Ritterbush writes, holds workshops, and gives lectures on topics
related to the beachcombing experience. In 2008 and 2009, she was a
featured speaker at the North American Sea Glass Festivals. Her first
book, A
Beachcomber’s Odyssey, Vol. I: Treasures from a
Collected Past, received a "Books for Better Living" Gold
Medal for
Collecting/Hobby Book for 2009 (Independent Publishers) and Honorable
Mention for Most Inspirational/Self-Help Book of 2009 (Eric Hoffer
Awards). Ritterbush received a Ph.D. from the University of
Hawaii at Manoa. For more information, visit www.drbeachcomb.com
Chuck
and Debbie Robinson (lecturers,
panelist)
Chuck and
Debbie
Robinson have been interested in
seashells and the
seashore since childhood. They grew up on the New Jersey shore and
together they have been combing beaches since 1984. Their love of the
seashore and interest in sharing it with others resulted in their first
book The Art of Shelling:
A Complete Guide to Finding Shells and Other
Beach Collectibles at Shelling Locations from Florida to Maine,
published in 1995 (now in a completely revised third edition.) They
are also authors of a children's book, Treasure For Our Sand Castle.
The Robinson's have searched for seashells on beaches from Florida to
Maine and from California to Oregon.

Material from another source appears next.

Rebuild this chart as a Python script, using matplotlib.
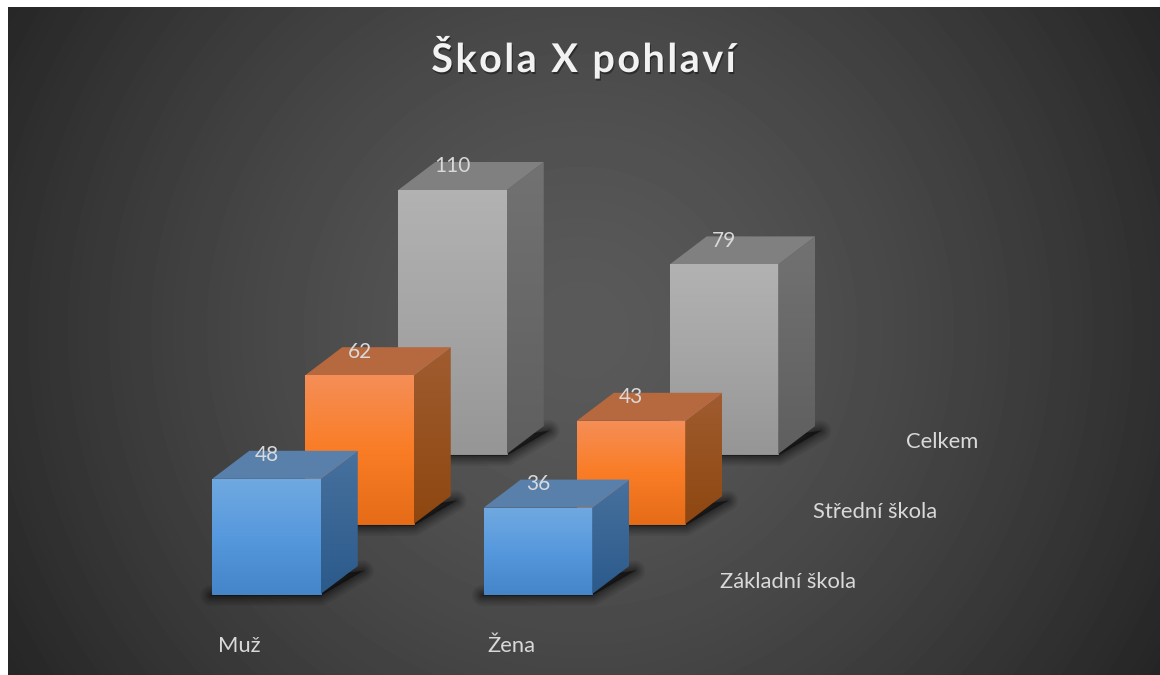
import numpy as np
import matplotlib
matplotlib.use("Agg")
import matplotlib.pyplot as plt
from matplotlib.colors import LinearSegmentedColormap
from matplotlib.patches import Polygon
import matplotlib.patheffects as pe

nazev = "Škola X pohlaví"
pohlavi = ["Muž", "Žena"]
skoly = ["Základní škola", "Střední škola", "Celkem"]
zakladni = [48, 36]
stredni = [62, 43]
celkem = [110, 79]
hodnoty = [zakladni, stredni, celkem]

# barvy: predni strana nahore/stred/dole, bok nahore/dole, vrsek
barvy = [
    ("#70a9e1", "#5799dd", "#4585ca", "#47719e", "#2b5a8b", "#5880ab"),
    ("#f58e57", "#fa7d26", "#e66c18", "#a05c30", "#8e4710", "#b6683f"),
    ("#b2b2b2", "#a5a5a5", "#969696", "#727272", "#5f5f5f", "#808080"),
]

W, H = 1160, 675
px_x = 271.5      # pixelu na kategorii
px_y = 2.4        # pixelu na jednotku
sirka = 108.5 / px_x
hloubka_x = 37 / px_x
hloubka_y = 28 / px_y
rada_x = 93 / px_x
rada_y = 70 / px_y

plt.rcParams["font.family"] = ["Lato", "DejaVu Sans"]
fig = plt.figure(figsize=(W / 100, H / 100), dpi=100, facecolor="white")

# pozadi
bg = fig.add_axes([8 / W, 0, 1 - 8 / W, 1 - 7 / H])
yy, xx = np.mgrid[7:H, 8:W]
r = np.hypot(xx - 580, yy - 330) / 570
bg.imshow(0x5a - 42 * r ** 1.4, cmap="gray", vmin=0, vmax=255, aspect="auto")
bg.axis("off")

ax = fig.add_axes([0, 0, 1, 1])
ax.patch.set_alpha(0)
ax.axis("off")
xlim = (-266.5 / px_x, (W - 266.5) / px_x)
ylim = (-(H - 594) / px_y, 594 / px_y)


def gradient(body, barvy_g, z):
    body = np.array(body)
    x0, y0 = body.min(axis=0)
    x1, y1 = body.max(axis=0)
    cm = LinearSegmentedColormap.from_list("g", barvy_g)
    im = ax.imshow(np.linspace(0, 1, 64).reshape(-1, 1), cmap=cm, vmin=0, vmax=1,
                   extent=(x0, x1, y0, y1), aspect="auto", zorder=z)
    p = Polygon(body, closed=True, transform=ax.transData, fc="none", ec="none")
    ax.add_patch(p)
    im.set_clip_path(p)


def sloup(kat, rada, v, z):
    b = barvy[rada]
    x0 = kat + rada * rada_x - sirka / 2
    x1 = x0 + sirka
    y0 = rada * rada_y
    y1 = y0 + v
    dx, dy = hloubka_x, hloubka_y
    # stin pod sloupem
    stin = [(x0 - 0.005, y0 - 0.6), (x1, y0 - 0.6), (x1 + dx + 0.02, y0 + dy - 2), (x1 + dx - 0.1, y0 + dy - 4)]
    for lw in [15, 12, 9.5, 7.5, 5.5, 4, 2.5, 1.2]:
        ax.add_patch(Polygon(stin, closed=True, fc="black", ec="black", lw=lw, alpha=0.07,
                             joinstyle="round", zorder=z))
    bok = [(x1, y0), (x1 + dx, y0 + dy), (x1 + dx, y1 + dy), (x1, y1)]
    vrsek = [(x0, y1), (x1, y1), (x1 + dx, y1 + dy), (x0 + dx, y1 + dy)]
    predek = [(x0, y0), (x1, y0), (x1, y1), (x0, y1)]
    # podklad, aby na hrane nepresvitalo pozadi
    ax.add_patch(Polygon(predek, closed=True, fc=b[1], ec=b[1], lw=0.5, zorder=z + 0.05))
    gradient(bok, [b[3], b[4]], z + 0.1)
    ax.add_patch(Polygon(vrsek, closed=True, fc=b[5], ec="none", zorder=z + 0.1))
    gradient(predek, [b[0], b[1], b[2]], z + 0.2)
    return x0, y1


# od zadni rady dopredu
for rada in range(len(skoly) - 1, -1, -1):
    z = 10 + (len(skoly) - rada) * 2
    for kat in range(len(pohlavi)):
        v = hodnoty[rada][kat]
        x0, y1 = sloup(kat, rada, v, z)
        ax.text(x0 + sirka / 2, y1 + 23.5 / px_y, str(v), color="#d9d9d9", fontsize=15,
                ha="center", va="center", zorder=z + 0.5)

for kat, jm in enumerate(pohlavi):
    ax.text(kat - 27 / px_x, -52 / px_y, jm, color="#d9d9d9", fontsize=15.8, ha="center", va="center", zorder=30)

for rada, jm in enumerate(skoly):
    ax.text(1 + sirka / 2 + 128 / px_x + rada * rada_x, 12 / px_y + rada * rada_y, jm,
            color="#d9d9d9", fontsize=15.8, ha="left", va="center", zorder=30)

ax.set_xlim(xlim)
ax.set_ylim(ylim)

# proklad pismen v nadpisu
t = fig.text(584 / W, 1 - 57 / H, "\u200a".join(nazev), color="#f2f2f2",
             fontsize=28.5, fontweight="bold", ha="center", va="center", zorder=40)
t.set_path_effects([pe.withSimplePatchShadow(offset=(0.8, -1.5), shadow_rgbFace="black", alpha=0.4)])

fig.savefig("out.png", dpi=100)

They have also been
shelling in the Bahamas, Bermuda, St. Martin, Hawaii, Canada, and in
the United States Virgin Islands. They lecture extensively, presenting
to schools, libraries, reading conferences, community organizations,
and nature groups. Chuck studied photography and journalism
and Debbie has an MA in Psychology and an MS
in Education. For more info, visit:
http://www.theartofshelling.com/
Kevin Sellner (panelist)
Kevin is the Executive Director of the Chesapeake Research
Consortium (CRC), visiting Professor, UMCES-UMD and a Research Associate with
the Smithsonian Environmental Research Center.
Kevin is a plankton ecologist, with a primary focus on harmful algal
blooms. As Consortium Executive Director, his primary role is to
encourage active research programs across the six Consortium member
institutions (www.chesapeake.org) and their extended partners. Sellner and
CRC also administer the Chesapeake Bay Program’s Scientific
and Technical Advisory Committee to provide scientific guidance for the
Program’s restoration activities. Kevin serves as an
Associate Editor for Estuaries and Coasts, review editor for Aquatic
Microbial Ecology, and Board member for the non-profit Water
Stewardship, Inc. He strives to insure that the Consortium is
considered a source of unbiased scientific information, providing topic-specific
workshops, conferences, fora, and reviews on critical regional issues.
Kevin also teaches in the UMD Marine Estuarine Environmental Science
program.
John Wilson
(panelist)
A "product" of
the
East Coast having lived in
Florida, Pennsylvania,
Maryland and Delaware, John Wilson is the Associate Director for
Stewardship for Land Acquisition and Planning for Maryland's Department
of Natural Resources. One of his job responsibilities is to oversee the
acquisition of public lands and then determine how best to mange
such resources once acquired. Wilson is knowledgeable about
laws
affecting beach access in MD and in surrounding states. Formerly with
the Rivers and Trails section of the National Park Service, Wilson has
a BS degree in Biology from the U. of Delaware and an MA in Planning
from the U Penn.
Pam
Wilson
(Driftwood field trip)
A lifelong
beachcomber, Pam has ‘combed shorelines in
Australia, Jamaica, Hawaii, Southern California, throughout the
Mediterranean, and up and down the U.S. East Coast seeking shells,
stones and beach glass. Her favorite beach treasures at the moment
are bones, skulls and pieces of vertebrae that she comes across while 'combing shoelines along
Calvert Cliffs and on various other regional beaches. A graduate of
Wilmington College in Ohio, Wilson is currently the Director of
Corporate
and Foundation Relations for the Chesapeake Bay Foundation.